Music Language and Kids

Like many kids, my 8 years old likes music. It’s a wonderful age and it marks the beginning of what one hopes will be a lifelong love of culture and the arts. Of course, at a young age, kids like what they hear on the radio, and what their friends hear on the radio, and so on. It was unsurprising then when my daughter asked if I get some recent pop songs, including Taylor Swift and Pink’s song “Try” on her iPod.

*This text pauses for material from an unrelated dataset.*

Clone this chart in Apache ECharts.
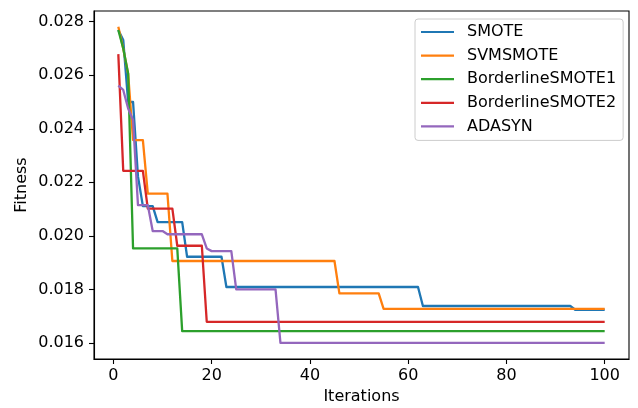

As a dad that wants his kids to reach a little farther than the mass marketed cotton candy that comes prepackaged for the countries youth, I was particularly pleased with the addition of Pink to the mix. I’m not an off the reservation, it has to be unheard of to bee cool, kind of guy, and anything to avoid Justin Beieber is my goal. That makes Pink a wonderful choice as an edgy, strong, take no crap, kind of female singer to go along with the sweetness of Taylor, and others, so I got her Greatest Hits. I also decided to throw in some Joan Jett, because, getting the classics during your formative years are important also.

Pink Explicit Lyrics

I myself happen to like all the above artists. However, I mostly listen to music while working. Working means writing, either words or code, and my brain doesn’t do so well with hearing other people’s words while trying to generate its own. That means most of the music I listen to is lyric-less.

As a result, the only versions of most Pink songs I have heard are the ones on the radio. As someone who came of age during the 80s and 90s, you would think I would have remembered the tendency of musicians to write an album version (complete with swear words) and a radio version. For crying out loud, I owned most of the albums that inspired Al Gore’s wife to go out and form the organization that ended up creating the Parental Advisory sticker that goes on albums to this very day. I still remember laughing hysterically at the difference between the radio version of, “Me so horny,” and the album version.

Which brings us to Pink. The song Perfect is an inspirational ballad that says you don’t have to be who other people want to be and that you will always be perfect to me. I like it. And, on the radio it is a great song for an 8 year old. The album version, or explicit version to put too fine a point on it, uses the f-word in a relatively unnecessary, but at the same time rather powerful way. The idea of it’s use in this context is for power and emphasis.

The other thing I had never paid any attention to is that when you download and album and put it on something like an iPod, it comes with the lyrics. So, it wasn’t long before she was out in the living room asking me what this word meant.

Now, I’m not a word freakout guy. I went to college at CU Boulder in the 90s, so I’ve had my fill of words you can’t say. On the other hand, this is the granddaddy of all words. The catch is to find a way to convey that it is at once OK to be using the word when, and if, you fully understand the implications and meaning of doing so, and that at the same time it is completely inappropriate at all times for an 8 year old to be saying.

So, my next move, of course, is to get the radio, or “clean,” version of all these songs, and then circle back with her regarding our language and how it is used. The trick is that I want her to understand, to not think any less of Pink, to not be confused about what that word works sometimes, and not others, and so on and so on.

I’ll let you know how that conversation goes.